Q: Are there bathrooms or facilities at the trailhead?
A> No. It's a roadside pull-off. Use facilities in Page before you head out. Practice Leave No Trace principles for all waste.
Q: What's the best time of year to visit Water Holes Canyon Arizona?
A> Spring (April-May) and Fall (September-October) offer the most pleasant temperatures. Summer can be brutally hot in the open approach wash. Winter can be cold, and ice may make the canyon treacherous. Monsoon season (July-August) is an absolute no-go due to flash flood risk.
Q: Do I need a 4x4 vehicle to get to the trailhead?
A> Not typically. The turn-off is directly off a paved highway (HWY 98). The parking is on relatively level, packed dirt/sand. A standard passenger car is usually fine unless there's been recent heavy rain, which could make the pull-off soft.
Final Thoughts and Responsible Visitation
Water Holes Canyon is a privilege to visit, not a right. That permit system exists for a reason. The experience it protects—one of solitude, raw beauty, and personal challenge—is increasingly rare. When you go, tread lightly. Literally and figuratively.
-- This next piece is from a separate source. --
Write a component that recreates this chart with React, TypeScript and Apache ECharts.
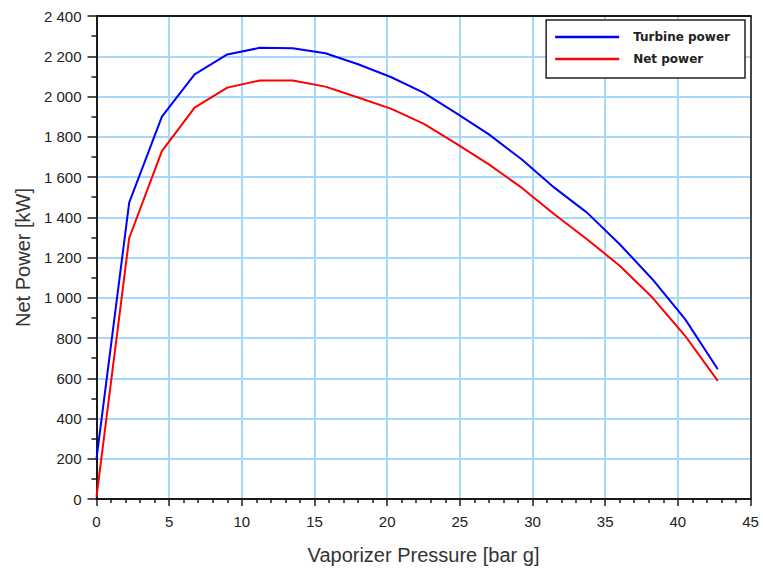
import React, { useEffect, useRef } from "react";
import * as echarts from "echarts";

// Vaporizer pressure sweep [bar g]
const pressure = [0, 2.25, 4.5, 6.75, 9, 11.25, 13.5, 15.75, 18, 20.25, 22.5, 24.75, 27, 29.25, 31.5, 33.75, 36, 38.25, 40.5, 42.75];
// Turbine power [kW]
const turbinePower = [200, 1473, 1900, 2110, 2209, 2242, 2240, 2215, 2160, 2097, 2019, 1917, 1812, 1688, 1547, 1423, 1266, 1092, 894, 645];
// Net power [kW]
const netPower = [10, 1297, 1729, 1945, 2044, 2080, 2080, 2049, 1995, 1940, 1865, 1766, 1663, 1547, 1415, 1291, 1159, 1001, 811, 587];

const seriesNames = ["Turbine power", "Net power"];
const seriesColors = ["#0000ff", "#ff0000"];

const FONT = "'Liberation Sans', Arial, sans-serif";
const GRID_BLUE = "#a6d8fc";
const AXIS_DARK = "#1a1a1a";

// y labels use a space as thousands separator: "2 400"
const fmtThousands = (v: number) => {
  if (v < 1000) return String(v);
  const th = Math.floor(v / 1000);
  const rest = String(v % 1000).padStart(3, "0");
  return `${th} ${rest}`;
};

export default function App() {
  const ref = useRef<HTMLDivElement>(null);

  useEffect(() => {
    if (!ref.current) return;
    const chart = echarts.init(ref.current, undefined, { renderer: "svg" });

    const toPairs = (ys: number[]) => pressure.map((p, i) => [p, ys[i]]);

    chart.setOption({
      animation: false,
      backgroundColor: "#ffffff",
      grid: { left: 96.5, right: 12.5, top: 16, bottom: 70, containLabel: false },
      legend: {
        orient: "vertical",
        right: 18,
        top: 20,
        backgroundColor: "#ffffff",
        borderColor: "#222",
        borderWidth: 1.5,
        padding: [10, 15, 12, 9],
        itemWidth: 64,
        itemHeight: 2.5,
        itemGap: 8,
        icon: "rect",
        textStyle: {
          fontFamily: "'DejaVu Sans', sans-serif",
          fontWeight: "bold",
          fontSize: 12,
          color: "#222",
          lineHeight: 14,
          padding: [0, 0, 0, 9],
        },
        data: seriesNames,
      },
      xAxis: [
        {
          type: "value",
          min: 0,
          max: 45,
          interval: 5,
          name: "Vaporizer Pressure [bar g]",
          nameLocation: "middle",
          nameGap: 46,
          nameTextStyle: { fontFamily: FONT, fontSize: 20, color: "#333" },
          axisLine: { show: true, onZero: false, lineStyle: { color: AXIS_DARK, width: 2 } },
          axisTick: { show: true, inside: false, length: 7, lineStyle: { color: AXIS_DARK, width: 1.5 } },
          minorTick: { show: true, splitNumber: 5, length: 4, lineStyle: { color: AXIS_DARK, width: 1.5 } },
          axisLabel: { margin: 15, fontFamily: FONT, fontSize: 15, color: "#222" },
          splitLine: { show: true, lineStyle: { color: GRID_BLUE, width: 2 } },
          minorSplitLine: { show: false },
        },
        {
          type: "value",
          position: "top",
          min: 0,
          max: 45,
          interval: 5,
          axisLine: { show: true, onZero: false, lineStyle: { color: AXIS_DARK, width: 2 } },
          axisTick: { show: false },
          axisLabel: { show: false },
          splitLine: { show: false },
        },
      ],
      yAxis: [
        {
          type: "value",
          min: 0,
          max: 2400,
          interval: 200,
          name: "Net Power [kW]",
          nameLocation: "middle",
          nameGap: 64,
          nameRotate: 90,
          nameTextStyle: { fontFamily: FONT, fontSize: 20, color: "#333" },
          axisLine: { show: true, onZero: false, lineStyle: { color: AXIS_DARK, width: 2 } },
          axisTick: { show: true, inside: false, length: 9, lineStyle: { color: AXIS_DARK, width: 1.5 } },
          minorTick: { show: true, splitNumber: 2, length: 5, lineStyle: { color: AXIS_DARK, width: 1.5 } },
          axisLabel: { margin: 15, fontFamily: FONT, fontSize: 15, color: "#222", formatter: fmtThousands },
          splitLine: { show: true, lineStyle: { color: GRID_BLUE, width: 2 } },
          minorSplitLine: { show: false },
        },
        {
          type: "value",
          position: "right",
          min: 0,
          max: 2400,
          interval: 200,
          axisLine: { show: true, onZero: false, lineStyle: { color: "#444", width: 2 } },
          axisTick: { show: false },
          axisLabel: { show: false },
          splitLine: { show: false },
        },
      ],
      series: [
        {
          name: seriesNames[0],
          type: "line",
          data: toPairs(turbinePower),
          showSymbol: false,
          lineStyle: { color: seriesColors[0], width: 2 },
          itemStyle: { color: seriesColors[0] },
        },
        {
          name: seriesNames[1],
          type: "line",
          data: toPairs(netPower),
          showSymbol: false,
          lineStyle: { color: seriesColors[1], width: 2 },
          itemStyle: { color: seriesColors[1] },
        },
      ],
    });

    return () => chart.dispose();
  }, []);

  return (
    <div
      ref={ref}
      style={{ position: "fixed", left: 0, top: 0, width: 763, height: 570, background: "#fff" }}
    />
  );
}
Stay on established paths in the wash. Don't touch the canyon walls unnecessarily; the oils on your skin can damage the delicate sandstone and darken it over time. Pack out every scrap of trash, including fruit peels and nut shells. Be quiet and respectful; you are a guest in a sacred landscape.
Planning a trip to Water Holes Canyon Arizona requires more effort than clicking "book now" on a tour website. But that effort is part of the experience. It filters for those who truly want to be there. The reward is a slice of Arizona's hidden beauty, all to yourself (or nearly so). It's a reminder that the greatest adventures often lie just beyond the edge of convenience. Do the work, get the permit, and go see it for yourself. You won't regret it.
Just watch out for those water holes. Trust me on that.